Se dice que genera riqueza para todos sus aliados, no que los somete a contrataciones leoninas o que se vale de triquiñuelas para pagarles menos por sus materias primas o para imponerles formas de pago mediante las cuales los pequeños y medianos industriales terminan financiando a los grandes.
[Los interesados pueden indagar con productores de maíz que le venden a Empresas Polar o con pymes que proveen a las grandes cadenas de supermercados, aunque será difícil porque nadie se atreve a hablar públicamente por temor a que las leyes del capitalismo los trituren].
También se dice que produce con sus propios recursos y que está invirtiendo en otros países, y se oculta que ha vivido de los créditos públicos y de las manipulaciones cambiarias, convirtiendo sus empresas en exportadoras netas de capital.
Y así, se dicen tantas cosas y se ocultan tantas otras, que daría para varios artículos.
La idea de que “se necesita un gerente”, entendiendo como tal a un empresario, ha llevado a diferentes pueblos a lanzarse por despeñaderos: el México de Vicente Fox (el “gerente” por excelencia, egresado de la Escuela de Negocios de Harvard, empleado de Coca-Cola); la Argentina de Mauricio Macri (un típico heredero gozón, hijo de papá); el Chile de Sebastián Piñera (uno de los hombres más adinerados del país); el Ecuador de Guillermo Lasso (ídem); y la Panamá de Ricardo Martinelli (el jefe de la “embajadora” María Corina Machado, ahora procesado por una ristra de casos de robo de dineros públicos).
Otros empresarios llegaron al poder mediante deslealtades e imposturas: el golpista Roberto Micheletti, en Honduras y el traidor Lenin Moreno, en Ecuador, son dos casos.
Todos estos nefastos personajes tuvieron desastrosas gestiones económicas, además de administraciones tan corruptas como las de cualquier político de oficio. Sus supuestas virtudes como gerentes sólo sirvieron para enriquecer a sus familias y lo grupos empresariales a los que representaron antes de tener funciones públicas.
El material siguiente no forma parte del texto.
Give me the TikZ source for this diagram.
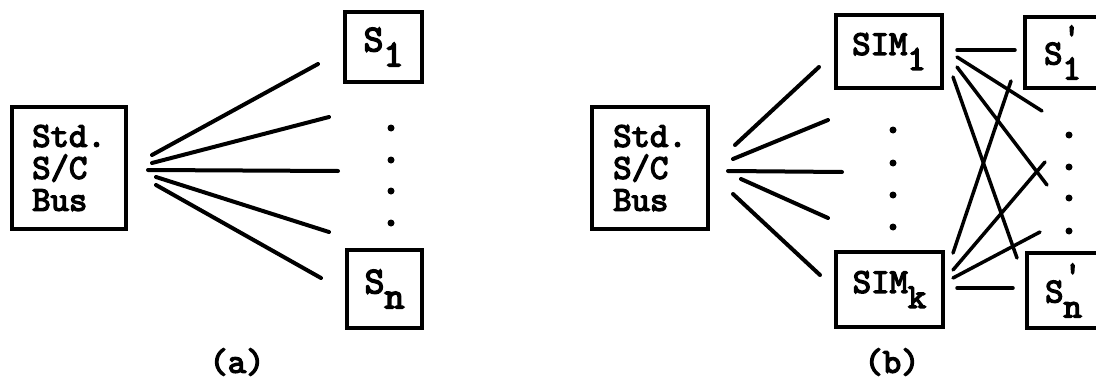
\documentclass[tikz,border=0pt]{standalone}
\usepackage{fontspec}
\newfontfamily\tw{lmmono10-regular.otf}[FakeBold=3.8]
\begin{document}
\begin{tikzpicture}[x=1pt,y=-1pt,
  tt/.style={font=\tw\fontsize{35}{32}\selectfont},
  box/.style={tt,draw,line width=3.2pt,inner sep=0pt},
  bigtt/.style={font=\tw\fontsize{38}{32}\selectfont},
  wire/.style={line width=4pt,line cap=round},
  dotc/.style={circle,fill,inner sep=0pt,minimum size=7pt}]
\useasboundingbox (0,0) rectangle (1096,380);
\clip (0,0) rectangle (1096,380);

% ---------- (a) ----------
\node[box,minimum width=114pt,minimum height=122pt,align=left] (busa) at (69,168) {Std.\\S/C\\Bus};
\node[box,bigtt,minimum width=77pt,minimum height=70pt] (s1a) at (383.5,47) {S\raisebox{-15pt}{1}};
\node[box,bigtt,minimum width=75pt,minimum height=78pt] (sna) at (384.5,289) {S\raisebox{-15pt}{n}};
\foreach \y [count=\i] in {128,160,191,223} \node[dotc] (da\i) at (391,\y) {};

\coordinate (a1s) at (152,155); \coordinate (a1e) at (318,64);
\coordinate (a2s) at (152,163); \coordinate (a2e) at (329,117);
\coordinate (a3s) at (148,170); \coordinate (a3e) at (338,171);
\coordinate (a4s) at (156,177); \coordinate (a4e) at (329,232);
\coordinate (a5s) at (156,185); \coordinate (a5e) at (321,278);
\foreach \i in {1,...,5} \draw[wire] (a\i s) -- (a\i e);

\node[tt] (la) at (237,362) {(a)};

% ---------- (b) ----------
\node[box,minimum width=116pt,minimum height=122pt,align=left] (busb) at (650,168) {Std.\\S/C\\Bus};
\node[box,minimum width=106pt,minimum height=73pt] (sim1) at (889,51.5) {SIM\raisebox{-15pt}{1}};
\node[box,minimum width=107pt,minimum height=75pt] (simk) at (889.5,289.5) {SIM\raisebox{-15pt}{k}};
\node[box,minimum width=75pt,minimum height=71pt] (s1b) at (1062.5,52.5) {S\rlap{\raisebox{17pt}{'}}\raisebox{-15pt}{1}};
\node[box,minimum width=73pt,minimum height=75pt] (snb) at (1063.5,290.5) {S\rlap{\raisebox{17pt}{'}}\raisebox{-15pt}{n}};
\foreach \y [count=\i] in {130,163,195,227} \node[dotc] (dm\i) at (893,\y) {};
\foreach \y [count=\i] in {135,167,198,231} \node[dotc] (dr\i) at (1069,\y) {};

\coordinate (b1s) at (735,145); \coordinate (b1e) at (819,67);
\coordinate (b2s) at (733,159); \coordinate (b2e) at (828,120);
\coordinate (b3s) at (728,171); \coordinate (b3e) at (842,172);
\coordinate (b4s) at (741,179); \coordinate (b4e) at (828,218);
\coordinate (b5s) at (733,194); \coordinate (b5e) at (820,275);
\foreach \i in {1,...,5} \draw[wire] (b\i s) -- (b\i e);

\coordinate (h1s) at (957,50);  \coordinate (h1e) at (1015,50);
\coordinate (d1s) at (957,57);  \coordinate (d1e) at (1042,111);
\coordinate (d2s) at (957,67);  \coordinate (d2e) at (1047,185);
\coordinate (d3s) at (953,77);  \coordinate (d3e) at (1017,258);
\coordinate (u1s) at (953,253); \coordinate (u1e) at (1011,81);
\coordinate (u2s) at (953,270); \coordinate (u2e) at (1045,162);
\coordinate (u3s) at (953,278); \coordinate (u3e) at (1040,232);
\coordinate (h2s) at (957,288); \coordinate (h2e) at (1013,288);
\foreach \n in {h1,d1,d2,d3,u1,u2,u3,h2} \draw[wire,line width=3.5pt] (\n s) -- (\n e);

\node[tt] (lb) at (892,362) {(b)};
\end{tikzpicture}
\end{document}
Los pueblos que buscaban un buen gerente quedaron más empobrecidos y hambrientos que antes de encontrarlo.
En fin, este largo recorrido por fragmentos de la historia nuestroamericana es sólo para decirles que cuando oigan decir que los empresarios no necesitan robar porque ya son ricos; y que pueden ser buenos presidentes porque acá se necesita un gerente, es conveniente reflexionar y debatir si eso es verdad o si es apenas una creencia en la que muchos “están”, como dicen que dijo Ortega y Gasset.